Fondriest will lead a group through a corner of north east Italy between Bologna and San Marino, about 90km from each. Three routes will be offered: a long course of 133km with 1800 metres of climbing, a medium course of 91km with 1300 metres of climbing, and a 50km short course with 600 metres of climbing. The ride is described as ‘manageable’ by organisers, who are at pains to point out that snow capped summit finishes are not on the agenda. Like most continental events, a doctor’s certificate is required of participants; something Fondriest is unlikely to need, or in the unlikely event of having to do so, to have difficulty in attaining. When RCUK interviewed him in London earlier this year, he looked in sufficiently good shape to pursue one of the few prizes to have eluded him during his career: the Tour of Flanders.

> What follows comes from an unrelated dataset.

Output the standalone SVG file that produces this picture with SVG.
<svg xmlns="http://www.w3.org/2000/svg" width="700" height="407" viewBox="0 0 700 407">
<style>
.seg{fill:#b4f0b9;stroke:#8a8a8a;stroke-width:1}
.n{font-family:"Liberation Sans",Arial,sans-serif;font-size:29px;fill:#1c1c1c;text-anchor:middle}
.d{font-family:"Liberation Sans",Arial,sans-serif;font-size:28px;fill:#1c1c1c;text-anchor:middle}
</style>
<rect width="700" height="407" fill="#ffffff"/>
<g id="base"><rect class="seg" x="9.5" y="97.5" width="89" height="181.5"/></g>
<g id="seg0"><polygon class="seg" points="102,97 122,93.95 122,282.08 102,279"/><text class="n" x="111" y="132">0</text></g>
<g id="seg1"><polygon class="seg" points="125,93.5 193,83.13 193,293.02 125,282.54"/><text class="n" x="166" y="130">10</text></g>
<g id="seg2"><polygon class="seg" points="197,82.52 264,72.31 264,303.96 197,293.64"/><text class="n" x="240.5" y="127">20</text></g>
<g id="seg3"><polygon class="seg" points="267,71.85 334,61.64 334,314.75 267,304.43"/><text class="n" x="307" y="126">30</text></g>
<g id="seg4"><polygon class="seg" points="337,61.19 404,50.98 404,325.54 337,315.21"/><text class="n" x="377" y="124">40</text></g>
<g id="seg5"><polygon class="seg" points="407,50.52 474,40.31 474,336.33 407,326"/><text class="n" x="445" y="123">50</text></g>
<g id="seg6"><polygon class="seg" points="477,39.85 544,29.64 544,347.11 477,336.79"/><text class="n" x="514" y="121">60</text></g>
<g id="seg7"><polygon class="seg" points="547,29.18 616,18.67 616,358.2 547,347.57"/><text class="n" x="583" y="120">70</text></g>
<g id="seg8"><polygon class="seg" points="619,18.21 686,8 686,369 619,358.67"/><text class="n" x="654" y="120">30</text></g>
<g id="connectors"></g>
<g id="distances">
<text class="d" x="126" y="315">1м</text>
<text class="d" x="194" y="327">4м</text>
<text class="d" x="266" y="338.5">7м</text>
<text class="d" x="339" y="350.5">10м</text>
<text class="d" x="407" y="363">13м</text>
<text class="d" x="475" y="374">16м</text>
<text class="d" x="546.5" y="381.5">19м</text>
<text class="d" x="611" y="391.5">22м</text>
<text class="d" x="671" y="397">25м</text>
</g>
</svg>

He describes the Gran Fondo’s route as very beautiful. “It’s an inland route through Romagna hills of varying difficulty. However, the view and the landscape are amazing. It’s a pretty tough Gran Fondo, which rewards the cyclist.” Riders in the Settimana Internazionale di Coppi e Bartali stage race, whose previous winners include Tour de France champions, Lauren Fignon and Cadel Evans, will know all about the challenges of the Emilia-Romagna region.
Fondriest describes the Gran Fondo as an event with potential as a ‘cycling school’, providing the professional – the teacher, to extend the analogy – is capable of communicating his insights on a host of topics and techniques. Fondriest lists posture, descending through corners, gear selection and training methods on his curriculum.

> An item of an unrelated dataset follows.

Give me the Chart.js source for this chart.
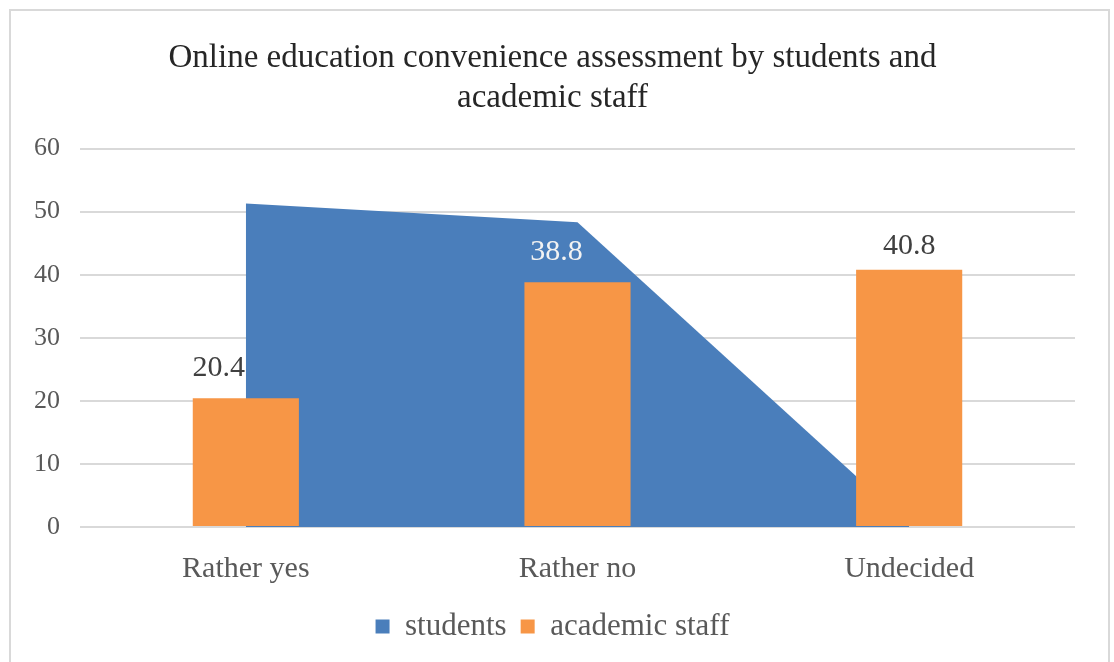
<!DOCTYPE html>
<html>
<head>
<meta charset="utf-8">
<script src="https://cdn.jsdelivr.net/npm/chart.js@4"></script>
<style>
  html, body { margin: 0; padding: 0; background: #fff; }
  #wrap { position: relative; width: 1114px; height: 662px; overflow: hidden; }
  #frame { position: absolute; left: 9px; top: 9px; width: 1097px; height: 700px; border: 2px solid #d9d9d9; }
  #c { position: absolute; left: 0; top: 0; }
</style>
</head>
<body>
<div id="wrap">
  <div id="frame"></div>
  <canvas id="c" width="1114" height="662"></canvas>
</div>
<script>
// datos
const categories = ['Rather yes', 'Rather no', 'Undecided'];
const students = [51.3, 48.3, 0.4];
const academicStaff = [20.4, 38.8, 40.8];
const yTicks = [0, 10, 20, 30, 40, 50, 60];

const serif = "'Liberation Serif', 'Times New Roman', serif";
const blue = '#4a7ebb';
const orange = '#f79646';

// etiquetas de valor encima de las barras
const barLabels = {
  id: 'barLabels',
  afterDatasetsDraw(chart) {
    const meta = chart.getDatasetMeta(1);
    const ctx = chart.ctx;
    const shiftX = [-27, -21, 0];
    const shiftY = [30, 30, 24];
    const colors = ['#404040', '#f2f2f2', '#404040'];
    ctx.save();
    ctx.font = '30px ' + serif;
    ctx.textAlign = 'center';
    ctx.textBaseline = 'middle';
    meta.data.forEach((bar, i) => {
      ctx.fillStyle = colors[i];
      ctx.fillText(String(academicStaff[i]), bar.x + shiftX[i], bar.y - shiftY[i]);
    });
    ctx.restore();
  }
};

new Chart(document.getElementById('c'), {
  type: 'bar',
  data: {
    labels: categories,
    datasets: [
      {
        type: 'line',
        label: 'students',
        data: students,
        backgroundColor: blue,
        borderColor: blue,
        borderWidth: 0,
        fill: 'origin',
        tension: 0,
        pointRadius: 0,
        order: 1
      },
      {
        label: 'academic staff',
        data: academicStaff,
        backgroundColor: orange,
        borderWidth: 0,
        categoryPercentage: 1,
        barPercentage: 0.32,
        order: 0
      }
    ]
  },
  options: {
    responsive: false,
    animation: false,
    layout: { padding: { left: 30, right: 39, top: 18, bottom: 10 } },
    plugins: {
      title: {
        display: true,
        text: ['Online education convenience assessment by students and', 'academic staff'],
        font: { family: serif, size: 33, weight: 'normal', lineHeight: 1.22 },
        color: '#262626',
        padding: { top: 20, bottom: 30 }
      },
      legend: {
        position: 'bottom',
        labels: {
          font: { family: serif, size: 31 },
          color: '#595959',
          boxWidth: 14,
          boxHeight: 14,
          padding: 14,
          sort: (a, b) => a.datasetIndex - b.datasetIndex
        }
      },
      tooltip: { enabled: false }
    },
    scales: {
      x: {
        grid: { display: false },
        border: { display: false },
        ticks: { font: { family: serif, size: 30 }, color: '#595959', padding: 16 },
        afterFit(scale) { scale.height = 70; }
      },
      y: {
        min: 0,
        max: 60,
        afterBuildTicks(scale) { scale.ticks = yTicks.map(v => ({ value: v })); },
        grid: { color: '#d9d9d9', lineWidth: 2, drawTicks: false },
        border: { display: false },
        ticks: { font: { family: serif, size: 26 }, color: '#595959', padding: 20 },
        afterFit(scale) { scale.width = 50; }
      }
    }
  },
  plugins: [barLabels]
});
</script>
</body>
</html>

The obvious question remains, as ever, until last. When you have worn the rainbow jersey of world road race champion, and own a palmares that records victory in a Monument Classic, and some of the biggest one day races in the sport, who then would you choose to ride with?
“Since I was young, I was a big fan of Eddy Merckx,” he answers, to no-one’s surprise; that the Cannibal’s fan club contains his most decorated successors is a poorly kept secret. “I always really liked Hinault,” he continues, “so riding next to these two big champions would have been super.”
And of those from his own era, with whom he once shared the tarmac in the most hallowed races of European cycling? “I have been very happy and lucky to ride next to Indurain and Bugno,” he confides; selections at once familiar to the casual fan and respected by the connoisseur.
Reader meet rider: three more pro-led Gran Fondos
Levi’s Gran Fondo will be held in Santa Rosa, California, on October 5, 2013. Entry to the 103-mile Gran Route costs $145 and includes 9,000 feet of climbing. The 65-mile medio route costs $125 and includes 4,000 feet of climbing. The 32-mile Piccolo route contains 1,500 feet of climbing and costs $75. Will amateurs still want to ride with Levi following the USADA enquiry into organised doping at US Postal? Time will tell.
The Gran Fondo Eddy Merckx 2013 will be held next year in Verona on Sunday June 9 2013. Entry costs 30 Euros before Saturday June 1 2013, and 40 Euros for entry after that date; a small price one might think to ride with the Cannibal. Two routes are offered: the 155.5km Gran Fondo, which encompasses 3,204 metres of climbing, and takes riders to the summit of the 1656m Rif Graziani after 120km in the saddle. The shorter, medio route is 85.6km long, with 1700 metres of climbing that peaks with the 914 metre Fosse.
Like father, like son. The Gran Fondo Axel Merckx will be held in the Okanagan province of British Columbia, Canada on July 7, 2013. Three routes are offered: the 160km Gran Fondo, the 92km Mediofondo, and the 55km Cortofondo. Axel shares his father’s appreciation for the early bird and is offering a discount to riders booking before December 31 2012. Those who do so will pay 100, 160, or 185 Canadian dollars, depending on their choice of route.